One tech wanted to replace both rotors and sanding down the pads to re-use (he said my brake pads can last up to one year). The guy in auto part said the surface of brake pads having hard spots could cause the pulsation, replace the pads. Of course, replace both rotors and pads is recommended but I have tight budget! What options do I have? can I just machine the rotors? I doubt any shop just machine them only, thanks.
You want to replace both the brake pads and rotors.
The reason is, sanding the rotors won’t remove the run-out that’s beginning in the rotors. As the run-out gets worse, the pulsating brake pedal will get worse. Also, there won’t be the proper friction surfaces for proper break-in between the pads/rotors. This can lead to brake noise.
But finally, the brake pads/rotors on your Grand Caravan are about the same size as those on a PT Cruiser. Only your vehicle is much heavier.So the rotors warp faster.
Tester
Agree with @Tester here and the exact reason you want to do it is the fact that you are on a tight budget (& Can’t afford to keep doing this back and forth).
It could be just a residue build up on the rotors. First try a hard stop (just short of lockup) from about 60 mph. Do not quite stop but let up at about 5 mph. Repeat one more time if needed. This can smooth things out. If two cycles doesn’t fix it, then the problem is more serious.
Residue?
Where does this residue come from? And what is it made of?
Tester
Its cheap and it usually works.
The residue comes from the binders used in the brake pad material. It is designed to create a “transfer layer” that coats the rotor’s friction surface. Sometimes it builds in a single spot, usually after hard use - stop and go traffic can do it - because that’s where the pad is when the van stops.
I’ve gotten rid of it by driving around the block repeatedly accelerating to the corner, braking and then turn. Repeat until you just start to smell the pad through an open window then drive to cool things down.
What you describe is what is done when new brake pads and rotors are installed.

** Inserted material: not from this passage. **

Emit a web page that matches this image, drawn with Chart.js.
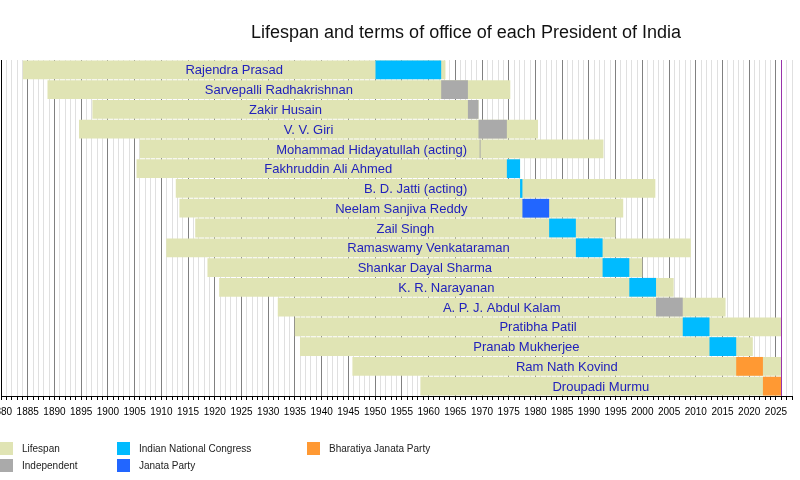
<!DOCTYPE html>
<html>
<head>
<meta charset="utf-8">
<script src="https://cdn.jsdelivr.net/npm/chart.js@4/dist/chart.umd.min.js"></script>
<style>
	html, body { margin: 0; padding: 0; background: #fff; }
	#wrap { position: relative; width: 800px; height: 480px; }
</style>
</head>
<body>
<div id="wrap"><canvas id="presidents"></canvas></div>
<script>
const NOW = 2026.0;

const names = [
	"Rajendra Prasad",
	"Sarvepalli Radhakrishnan",
	"Zakir Husain",
	"V. V. Giri",
	"Mohammad Hidayatullah (acting)",
	"Fakhruddin Ali Ahmed",
	"B. D. Jatti (acting)",
	"Neelam Sanjiva Reddy",
	"Zail Singh",
	"Ramaswamy Venkataraman",
	"Shankar Dayal Sharma",
	"K. R. Narayanan",
	"A. P. J. Abdul Kalam",
	"Pratibha Patil",
	"Pranab Mukherjee",
	"Ram Nath Kovind",
	"Droupadi Murmu",
];

const birthYears = [1884.1, 1888.7, 1897.1, 1894.6, 1905.96, 1905.36, 1912.7, 1913.38, 1916.34, 1910.92, 1918.63, 1920.82, 1931.79, 1934.97, 1935.94, 1945.75, 1958.47];
const deathYears = [1963.16, 1975.29, 1969.34, 1980.48, 1992.72, 1977.12, 2002.43, 1996.42, 1994.98, 2009.07, 1999.99, 2005.86, 2015.57, NOW, 2020.67, NOW, NOW];

const termStart = [1950.07, 1962.36, 1967.36, 1969.34, 1969.55, 1974.65, 1977.12, 1977.56, 1982.56, 1987.56, 1992.56, 1997.56, 2002.56, 2007.56, 2012.56, 2017.56, 2022.56];
const termEnd = [1962.36, 1967.36, 1969.34, 1974.65, 1969.64, 1977.12, 1977.56, 1982.56, 1987.56, 1992.56, 1997.56, 2002.56, 2007.56, 2012.56, 2017.56, 2022.56, NOW];
const termParty = ["INC", "IND", "IND", "IND", "IND", "INC", "INC", "JP", "INC", "INC", "INC", "INC", "IND", "INC", "INC", "BJP", "BJP"];

const partyKeys = ["INC", "IND", "JP", "BJP"];
const partyLabels = ["Indian National Congress", "Independent", "Janata Party", "Bharatiya Janata Party"];
const partyColors = ["#00bbff", "#aaaaaa", "#2266ff", "#ff9933"];

const lifespanColor = "#e0e4b4";
const xMin = 1880;
const xMax = 2028;

function partyData(key) {
	return termParty.map((p, i) => (p === key ? [termStart[i], termEnd[i]] : null));
}

let datasets = [
	{
		label: "Lifespan",
		data: birthYears.map((b, i) => [b, deathYears[i]]),
		backgroundColor: lifespanColor,
		order: 1,
	},
];
partyKeys.forEach((key, k) => {
	datasets = [...datasets, {
		label: partyLabels[k],
		data: partyData(key),
		backgroundColor: partyColors[k],
		minBarLength: 1,
		order: 0,
	}];
});

const overlayPlugin = {
	id: "overlay",
	afterDatasetsDraw(chart) {
		const ctx = chart.ctx;
		const x = chart.scales.x;
		const y = chart.scales.y;
		const area = chart.chartArea;

		// today line
		ctx.save();
		ctx.strokeStyle = "#9933aa";
		ctx.lineWidth = 1;
		const nx = Math.round(x.getPixelForValue(NOW)) + 0.5;
		ctx.beginPath();
		ctx.moveTo(nx, area.top);
		ctx.lineTo(nx, area.bottom);
		ctx.stroke();

		// names centred on lifespan
		ctx.font = "13px 'Liberation Sans', Arial, sans-serif";
		ctx.fillStyle = "#2222bb";
		ctx.textAlign = "center";
		ctx.textBaseline = "middle";
		names.forEach((name, i) => {
			const cx = (x.getPixelForValue(birthYears[i]) + x.getPixelForValue(deathYears[i])) / 2;
			ctx.fillText(name, cx, y.getPixelForValue(i) + 1);
		});
		ctx.restore();
	},
	afterDraw(chart) {
		const ctx = chart.ctx;
		ctx.save();
		// title
		ctx.font = "18px 'Liberation Sans', Arial, sans-serif";
		ctx.fillStyle = "#111";
		ctx.textAlign = "center";
		ctx.textBaseline = "middle";
		ctx.fillText("Lifespan and terms of office of each President of India", 466, 33);

		// legend, column-wise
		const legendItems = [
			["Lifespan", lifespanColor, 0, 442],
			["Independent", partyColors[1], 0, 459],
			["Indian National Congress", partyColors[0], 117, 442],
			["Janata Party", partyColors[2], 117, 459],
			["Bharatiya Janata Party", partyColors[3], 307, 442],
		];
		ctx.font = "10px 'Liberation Sans', Arial, sans-serif";
		ctx.textAlign = "left";
		legendItems.forEach(([label, color, lx, ly]) => {
			ctx.fillStyle = color;
			ctx.fillRect(lx, ly, 13, 13);
			ctx.fillStyle = "#222";
			ctx.fillText(label, lx + 22, ly + 7.5);
		});
		ctx.restore();
	},
};

const canvas = document.getElementById("presidents");
let myChart = new Chart(canvas, {
	type: "bar",
	data: {
		labels: names,
		datasets: datasets,
	},
	options: {
		indexAxis: "y",
		responsive: true,
		maintainAspectRatio: false,
		animation: false,
		layout: {
			padding: { top: 60, left: 1, right: 8, bottom: 56 },
		},
		datasets: {
			bar: {
				grouped: false,
				categoryPercentage: 1.0,
				barPercentage: 0.95,
				borderWidth: 0,
				borderSkipped: false,
			},
		},
		scales: {
			x: {
				type: "linear",
				min: xMin,
				max: xMax,
				afterFit: (scale) => {
					scale.paddingLeft = 0;
					scale.paddingRight = 0;
				},
				border: {
					display: true,
					color: "#000",
					width: 1,
				},
				grid: {
					display: true,
					drawTicks: true,
					tickLength: 4,
					tickColor: "#000",
					color: (c) => {
						const v = c.tick ? c.tick.value : 0;
						if (v === xMin) return "#000";
						return v % 5 === 0 ? "#808080" : "#e0e0e0";
					},
				},
				ticks: {
					stepSize: 1,
					autoSkip: false,
					maxRotation: 0,
					padding: 6,
					color: "#000",
					font: {
						family: "'Liberation Sans', Arial, sans-serif",
						size: 10,
					},
					callback: (v) => (v % 5 === 0 ? String(v) : ""),
				},
			},
			y: {
				display: false,
			},
		},
		plugins: {
			legend: { display: false },
			title: { display: false },
			tooltip: { enabled: false },
		},
	},
	plugins: [overlayPlugin],
});
</script>
</body>
</html>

Once the break-in procedure is performed on the new brakes, you burn off the binding agent just below the friction surfaces of the brake pads, and also perform a transfer of friction material between the brake pads and rotors. Once the brakes have been broken in correctly, the break-in procedure is never needed again.
Tester
I vote with Tester on this one. New rotors and pads are just part of the cost of car ownership.
I tip my hat to the mechanic for suggesting that he try sanding the pads to save a few bucks, and Keith’s suggestion of a hard-stop is worth a try (hey, it’s free and MIGHT work!), but in my experience these things have very limited success rates.

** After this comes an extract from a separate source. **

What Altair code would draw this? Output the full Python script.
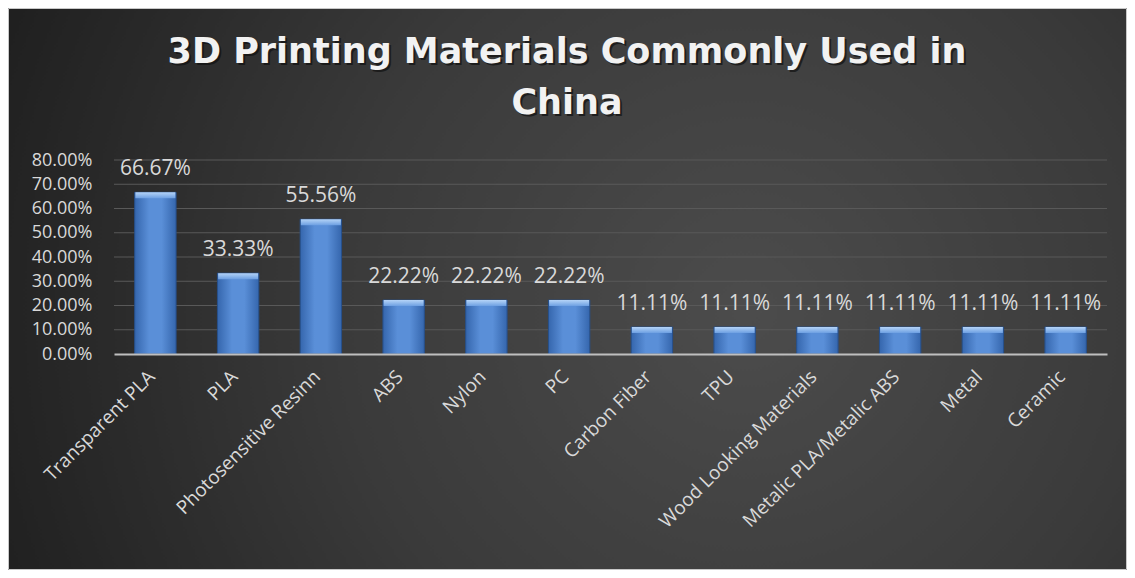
import altair as alt
import pandas as pd

materials = [
    "Transparent PLA", "PLA", "Photosensitive Resinn", "ABS", "Nylon", "PC",
    "Carbon Fiber", "TPU", "Wood Looking Materials", "Metalic PLA/Metalic ABS",
    "Metal", "Ceramic",
]
shares = [0.6667, 0.3333, 0.5556, 0.2222, 0.2222, 0.2222,
          0.1111, 0.1111, 0.1111, 0.1111, 0.1111, 0.1111]
y_ticks = [0.0, 0.1, 0.2, 0.3, 0.4, 0.5, 0.6, 0.7, 0.8]
title_line1 = "3D Printing Materials Commonly Used in"
title_line2 = "China"

df = pd.DataFrame({"material": materials, "share": shares})
grid_df = pd.DataFrame({"g": y_ticks[1:]})

W, H = 993, 194
PL, PT, PR, PB = 106, 152, 20, 216
FONT = "Open Sans"
TXT = "#d9d9d9"

bg_grad = alt.RadialGradient(
    gradient="radial",
    x1=0.66, y1=0.52, r1=0.0,
    x2=0.66, y2=0.52, r2=0.72,
    stops=[alt.GradientStop(color="#4c4c4c", offset=0),
           alt.GradientStop(color="#3a3a3a", offset=0.5),
           alt.GradientStop(color="#1f1f1f", offset=1)],
)
bar_grad = alt.LinearGradient(
    gradient="linear", x1=0, x2=1, y1=0, y2=0,
    stops=[alt.GradientStop(color="#3566ad", offset=0),
           alt.GradientStop(color="#5a8fd8", offset=0.35),
           alt.GradientStop(color="#5a8fd8", offset=0.65),
           alt.GradientStop(color="#3566ad", offset=1)],
)
bevel_grad = alt.LinearGradient(
    gradient="linear", x1=0, x2=0, y1=0, y2=1,
    stops=[alt.GradientStop(color="#b4d3f7", offset=0),
           alt.GradientStop(color="#6c9fe2", offset=1)],
)

one = alt.Data(values=[{"k": 1}])

y_axis = alt.Axis(
    title=None, values=y_ticks, format=".2%", grid=False, domain=False,
    ticks=False, labelPadding=22, labelFont=FONT, labelFontSize=18,
    labelColor=TXT, labelOverlap=False, zindex=1,
)
y_scale = alt.Scale(domain=[0, 0.8], nice=False)

bg = alt.Chart(one).mark_rect(fill=bg_grad, stroke="#c8c8c8", strokeWidth=1).encode(
    x=alt.value(-PL + 0.5), x2=alt.value(W + PR - 0.5),
    y=alt.value(-PT + 0.5), y2=alt.value(H + PB - 0.5),
)

grid = alt.Chart(grid_df).mark_rule(color="#595959", strokeWidth=1).encode(
    y=alt.Y("g:Q", scale=y_scale, axis=y_axis),
    x=alt.value(0), x2=alt.value(W),
)

x_enc = alt.X(
    "material:N", sort=materials,
    scale=alt.Scale(paddingInner=0.5, paddingOuter=0.25),
    axis=alt.Axis(
        title=None, labelAngle=-45, labelFont=FONT, labelFontSize=19,
        labelColor=TXT, domainColor="#bfbfbf", domainWidth=2, ticks=False,
        labelPadding=13, labelOffset=-10, labelLimit=400, labelOverlap=False,
        zindex=1,
    ),
)
y_enc = alt.Y("share:Q", scale=y_scale, axis=y_axis)

bars = alt.Chart(df).mark_bar(fill=bar_grad, stroke="#27508c", strokeWidth=1).encode(
    x=x_enc, y=y_enc,
)

bevel = alt.Chart(df).mark_tick(fill=bevel_grad, size=40, thickness=6, yOffset=3, opacity=1).encode(
    x=x_enc, y=y_enc,
)

labels = alt.Chart(df).mark_text(
    baseline="alphabetic", dy=-17, font=FONT, fontSize=21, color=TXT,
).encode(
    x=x_enc, y=y_enc,
    text=alt.Text("share:Q", format=".2%"),
)

TX = 567 - 8 - PL
title_kw = dict(font="DejaVu Sans", fontSize=35, fontWeight="bold",
                align="center", baseline="alphabetic")
t1s = alt.Chart(one).mark_text(text=title_line1, color="#111111", opacity=0.7, **title_kw).encode(
    x=alt.value(TX + 2), y=alt.value(63 - 8 - PT + 2))
t2s = alt.Chart(one).mark_text(text=title_line2, color="#111111", opacity=0.7, **title_kw).encode(
    x=alt.value(TX + 2), y=alt.value(114 - 8 - PT + 2))
t1 = alt.Chart(one).mark_text(text=title_line1, color="#f2f2f2", **title_kw).encode(
    x=alt.value(TX), y=alt.value(63 - 8 - PT))
t2 = alt.Chart(one).mark_text(text=title_line2, color="#f2f2f2", **title_kw).encode(
    x=alt.value(TX), y=alt.value(114 - 8 - PT))

chart = alt.layer(bg, grid, bars, bevel, labels, t1s, t2s, t1, t2).properties(
    width=W, height=H,
    padding={"left": PL, "top": PT, "right": PR, "bottom": PB},
    autosize=alt.AutoSizeParams(type="none"),
).configure_view(stroke=None).configure(background="#2a2a2a")

chart.save("out.html", embed_options={"renderer": "svg", "actions": False})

Remind your shop to thoroughly clean the new rotors before installing them. New rotors usually come with an anti-rust coating that needs to be removed, otherwise will clog the new pads.
can it be ABS issue? the pulsation happens less frequently now. There was on time ABS light came on while driving. Once engine turned off and turned on, ABS light went a way since. It’s now one week after and the light is still not coming back and break less pulsation, thanks.
I know it more costly but new rotors are the way to go. But give a try to the above mentioned idea to seat the pads…it’s a free fix!!! Also check to be sure that a caliper is not binding. A binding caliper can quickly overheat a rotor and cause it to warp…which will give the pulsation in the pedal. An infrared heat gun can check this in seconds.
If one caliper is binding this could also mean that the flexible brake hose to that caliper is deteriorated from the inside. This causes the fluid to pass and lock the brake, but not allow it to release. We don’t know the age or make of this vehicle, but the lines do get bad at about 10 years.
There is no way to really tell if it is the caliper or the hose that is causing the problem. Whenever I replace a caliper on a vehicle that is more than 8 years old, I always replace the flex hose along with it, Instead of taking the chance of having to tear it apart again.
Yosemite
The added information presents an ABS possibility, probably the wheel speed sensor.
One way you can test it is to elevate the front of the car with the tranny in neutral (ENGINE OFF) and spin the wheel by hand while a friend slowly applies the brakes. If it’s the ABS system, it’ll feel smooth, if the friction while you’re spinning it feels “pulsing”, new rotors are in order.
Note: your opposite wheel will spin in the opposite direction while you’re doing the test, so don’t be alarmed. This is normal.